Source code of charts:

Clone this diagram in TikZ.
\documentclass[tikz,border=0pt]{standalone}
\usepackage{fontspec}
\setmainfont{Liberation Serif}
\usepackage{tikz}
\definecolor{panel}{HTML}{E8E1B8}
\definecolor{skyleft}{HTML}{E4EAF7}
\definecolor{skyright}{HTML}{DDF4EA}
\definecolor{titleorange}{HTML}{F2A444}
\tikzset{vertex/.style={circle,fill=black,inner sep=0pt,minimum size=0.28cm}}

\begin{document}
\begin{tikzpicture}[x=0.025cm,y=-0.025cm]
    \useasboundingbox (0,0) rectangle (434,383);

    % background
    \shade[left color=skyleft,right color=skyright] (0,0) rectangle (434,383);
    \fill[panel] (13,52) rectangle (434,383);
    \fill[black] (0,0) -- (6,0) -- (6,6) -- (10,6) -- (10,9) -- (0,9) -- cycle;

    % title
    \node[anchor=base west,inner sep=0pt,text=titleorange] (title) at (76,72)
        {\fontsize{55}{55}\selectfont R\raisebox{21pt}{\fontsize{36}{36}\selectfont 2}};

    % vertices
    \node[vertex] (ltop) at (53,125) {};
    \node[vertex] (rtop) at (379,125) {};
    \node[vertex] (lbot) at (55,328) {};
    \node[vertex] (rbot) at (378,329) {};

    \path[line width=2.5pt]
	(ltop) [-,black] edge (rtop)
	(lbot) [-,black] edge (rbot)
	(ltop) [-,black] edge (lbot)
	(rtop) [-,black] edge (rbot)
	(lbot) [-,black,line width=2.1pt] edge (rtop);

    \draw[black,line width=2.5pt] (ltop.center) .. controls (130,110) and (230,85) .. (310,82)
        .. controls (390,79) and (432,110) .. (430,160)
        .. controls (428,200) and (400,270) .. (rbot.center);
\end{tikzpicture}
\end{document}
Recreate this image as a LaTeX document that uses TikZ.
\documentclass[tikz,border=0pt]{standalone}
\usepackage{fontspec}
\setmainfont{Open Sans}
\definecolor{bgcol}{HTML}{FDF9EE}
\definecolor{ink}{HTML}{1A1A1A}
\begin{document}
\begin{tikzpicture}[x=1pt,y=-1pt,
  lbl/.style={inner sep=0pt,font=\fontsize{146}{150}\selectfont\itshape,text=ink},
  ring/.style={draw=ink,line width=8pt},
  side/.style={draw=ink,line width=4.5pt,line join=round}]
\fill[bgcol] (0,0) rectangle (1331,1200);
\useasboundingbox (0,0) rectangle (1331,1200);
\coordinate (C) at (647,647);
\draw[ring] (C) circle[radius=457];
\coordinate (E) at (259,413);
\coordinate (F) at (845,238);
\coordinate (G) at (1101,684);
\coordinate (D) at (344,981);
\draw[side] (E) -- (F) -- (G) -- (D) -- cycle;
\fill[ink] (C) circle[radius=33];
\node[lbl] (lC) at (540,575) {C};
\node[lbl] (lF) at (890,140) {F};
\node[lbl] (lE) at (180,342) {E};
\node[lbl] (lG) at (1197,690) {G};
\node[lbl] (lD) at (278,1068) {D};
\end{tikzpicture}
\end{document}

Task requirements:
What is the number of lines in the records that contain "this"? Give that number only.

Complete answer:
2